The need for organizations to act both strategically and urgently to engage and retain employees has never been more important. Many organizations have systemic problems that keep them from addressing these issues. This is problematic when high performers can work from anywhere virtually and choose from multiple organizations that foster a healthy cultural environment.
It is time to develop a robust strategy to address these issues and keep these valuable employees. Examine the three-pronged engagement and retention strategy by focusing on turnover data, mobility, and inclusion.
First, look at why people leave your organization. What are the key turnover points for your workforce in general? Is it ninety days, six months, three years? Is there a specific department that produces the most turnover such as Development, Customer Service, IT, or Sales? Or, do these turnover points vary by diversity factors, for example: Do women leave sooner?
Executive leadership must get a clear picture of what is going on and deeply understand the cause of these trends so they can build an effective retention strategy.
Second, examine the mobility employees may or may not have. Mobility refers to the deployment of internal employees whether it be promotions, lateral moves, or job rotation. Are employees encouraged to apply for new roles within their organization?
Mobility is a key motivational factor for the younger generations in the workforce.

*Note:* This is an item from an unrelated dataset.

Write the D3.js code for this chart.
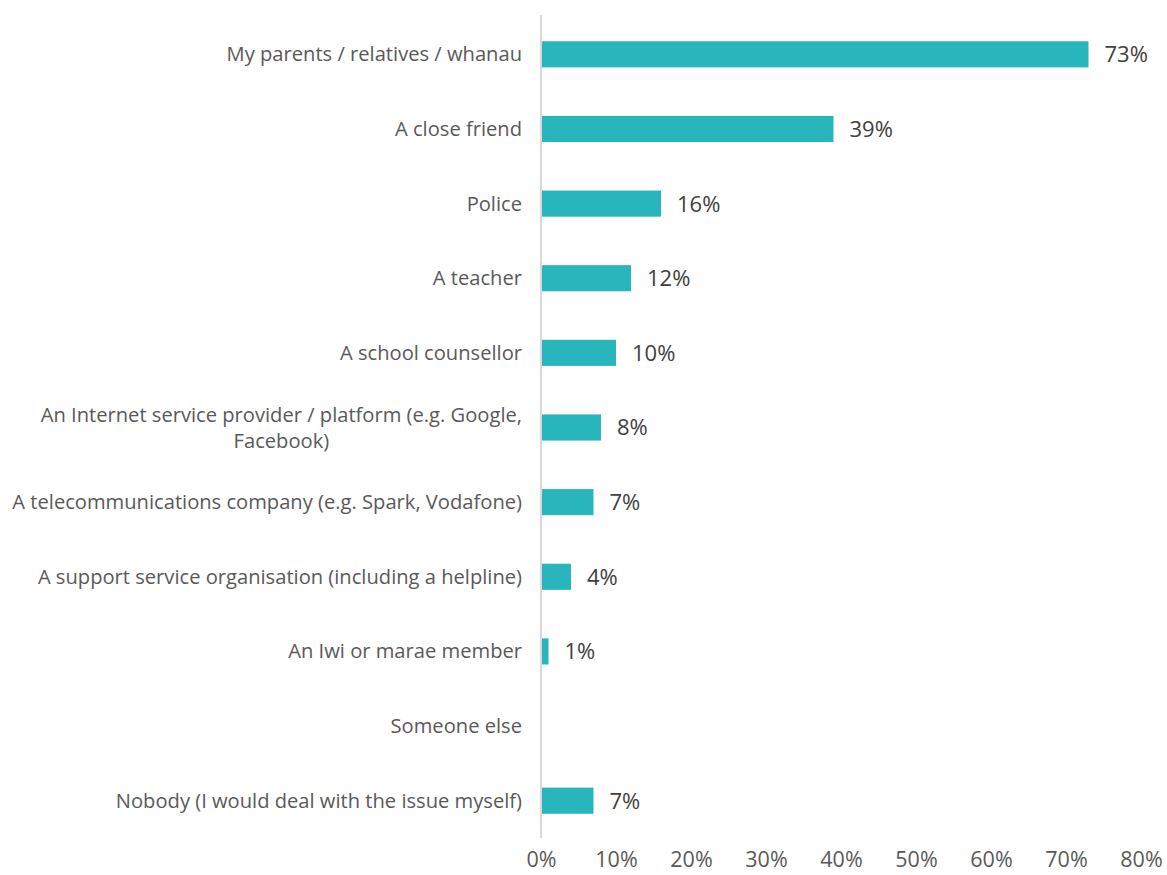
<!DOCTYPE html>
<html><head><meta charset="utf-8">
<script src="https://cdn.jsdelivr.net/npm/d3@7"></script>
<style>body{margin:0;background:#fff}svg{display:block}</style>
</head><body>
<svg id="chart" width="1167" height="875"></svg>
<script>
const categories = [
  ["My parents / relatives / whanau"],
  ["A close friend"],
  ["Police"],
  ["A teacher"],
  ["A school counsellor"],
  ["An Internet service provider / platform (e.g. Google,", "Facebook)"],
  ["A telecommunications company (e.g. Spark, Vodafone)"],
  ["A support service organisation (including a helpline)"],
  ["An Iwi or marae member"],
  ["Someone else"],
  ["Nobody (I would deal with the issue myself)"]
];
const values = [73, 39, 16, 12, 10, 8, 7, 4, 1, null, 7];
const tickValues = [0, 10, 20, 30, 40, 50, 60, 70, 80];

const svg = d3.select("#chart");
const font = "'Open Sans', sans-serif";
const labelFont = "'Open Sans', sans-serif";
const x = d3.scaleLinear().domain([0, 80]).range([541, 1141]);
const y = d3.scaleBand().domain(d3.range(categories.length)).range([17, 838]).paddingInner(0.65).paddingOuter(0.325);

svg.selectAll("rect.bar").data(values.map((v,i)=>({v,i})).filter(d=>d.v!=null))
  .enter().append("rect").attr("class","bar")
  .attr("x", x(0)).attr("y", d=>y(d.i))
  .attr("width", d=>x(d.v)-x(0)).attr("height", y.bandwidth())
  .attr("fill", "#29b5bc");

svg.selectAll("text.val").data(values.map((v,i)=>({v,i})).filter(d=>d.v!=null))
  .enter().append("text").attr("class","val")
  .attr("x", d=>x(d.v)+16).attr("y", d=>y(d.i)+y.bandwidth()/2)
  .attr("dy","0.36em").attr("font-family", font).attr("font-size", 22)
  .attr("fill","#404040").text(d=>d.v+"%");

svg.append("line").attr("x1", x(0)).attr("x2", x(0)).attr("y1", 15).attr("y2", 838)
  .attr("stroke", "#d9d9d9").attr("stroke-width", 2);

const targetW = 510; // width of the longest label line in the reference
const probe = svg.append("text").attr("font-family", labelFont).attr("font-size", 18)
  .text(categories[6][0]);
const fs = 18 * targetW / probe.node().getComputedTextLength();
probe.remove();

categories.forEach((lines, i) => {
  const cy = y(i) + y.bandwidth()/2;
  const lh = 26;
  const start = cy - (lines.length-1)*lh/2;
  let firstW = 0;
  lines.forEach((ln, k) => {
    const t = svg.append("text")
      .attr("font-family", labelFont).attr("font-size", fs).attr("fill","#595959")
      .attr("y", start + k*lh).attr("dy","0.35em").text(ln);
    if (k === 0) {
      t.attr("text-anchor","end").attr("x", 522);
      firstW = t.node().getComputedTextLength();
    } else {
      t.attr("text-anchor","middle").attr("x", 522 - firstW/2);
    }
  });
});

const xAxis = d3.axisBottom(x).tickValues(tickValues).tickSize(0).tickPadding(0).tickFormat(d=>d+"%");
const g = svg.append("g").attr("transform","translate(0,852)").call(xAxis);
g.select(".domain").remove();
g.selectAll("text").attr("font-family", font).attr("font-size", 21.5).attr("fill","#595959");
</script>
</body></html>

These employees like to be developed and like to know there is room to grow in the organization. Building an effective retention strategy will require this strategic factor to be addressed by the organization.
Finally, leaders have to examine if the organization promotes an inclusive culture. When you have an inclusive culture, you are making a conscious effort to help people feel that they belong. Be aware that subtle messages, such as who gets high-profile assignments on the team, who gets invited to meetings, or how people are recognized can affect the perception of inclusion by employees.
Defining what behaviors are acceptable and expected from leaders and employees at all levels, establishing well-documented policies, and then training everyone on them will help create a culture of inclusion.
Organizations that ignore employee engagement and retention will be at a disadvantage. Strategically addressing employee engagement and retention can help keep high-performing employees and increase organizational performance. Examining and implementing a strategy around turnover data, mobility, and inclusion will give your organization the edge to succeed today and in the future.